There are posts addressing this feature and an older template from DTPO 2 that allowed for searchable PDF criteria, but that template appears to have gone the way of version 2. In DT3, I have tried to create a rule with Kind and both PDF/PS and Text, but that filters out all PDF+Text. Is there a way to assign ‘PDF+Text’ in order to use that as a rule to assign a tag ‘ocrDone’ and move the file to a smart group whose kind is PDF+Text?
What will work as of DT 3.5.1?
Thanks for the answer on identifying a searchable pdf. I stumbled across that feature after your reply in Toolbar -> Actions -> New from Template -> Smart Groups -> PDFs (not searchable).
Part 2: is the kind property assignable or constant? It appears that that property only changes as a result of OCR. Is there another way to modify the kind property?
No the Kind is not user-definable.
I’ve just had the same problem. Came up with the same idea about >0 words myself, but: This is unfortunately not working if you’ve lots of scans that are basically plain images, in PDF.
The reason I am looking for a “PDF+Text” kind search is that I want to have a smart rule for running OCR automatically. At the moment, I can’t, so those PDFs are re-OCRd each time.

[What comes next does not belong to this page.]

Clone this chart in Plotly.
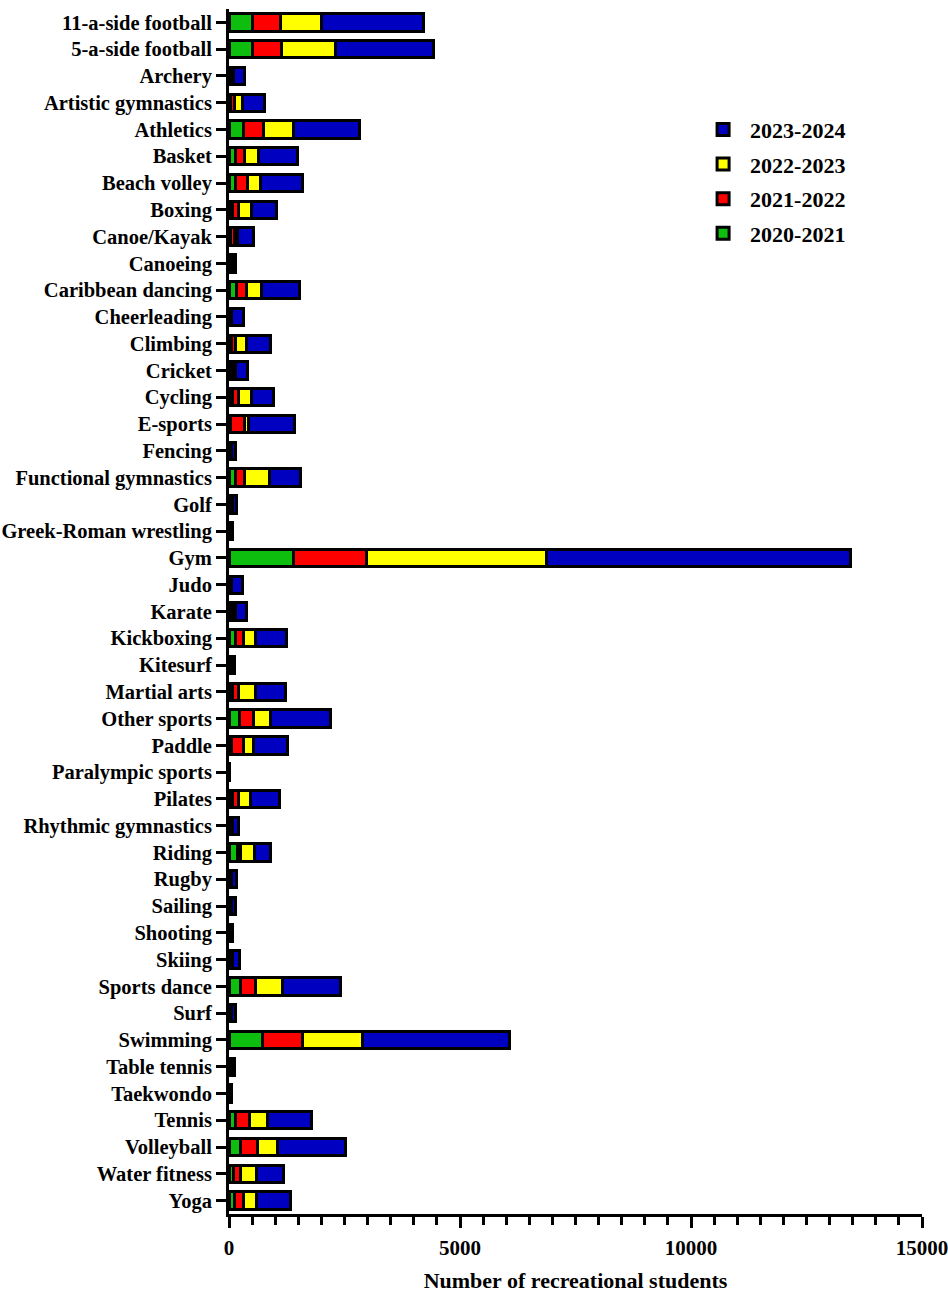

So you have images that do not contain any text but are in PDF format, right? In that case: Why even bother with PDF? It will most certainly take up more space than any image format (like jpeg, png or tiff), and since you don’t have text…
Why bother… Because those are already there…
So anyway. I’ve created a workaround giving those a tag “Don’t OCR” and have the rule take that into consideration.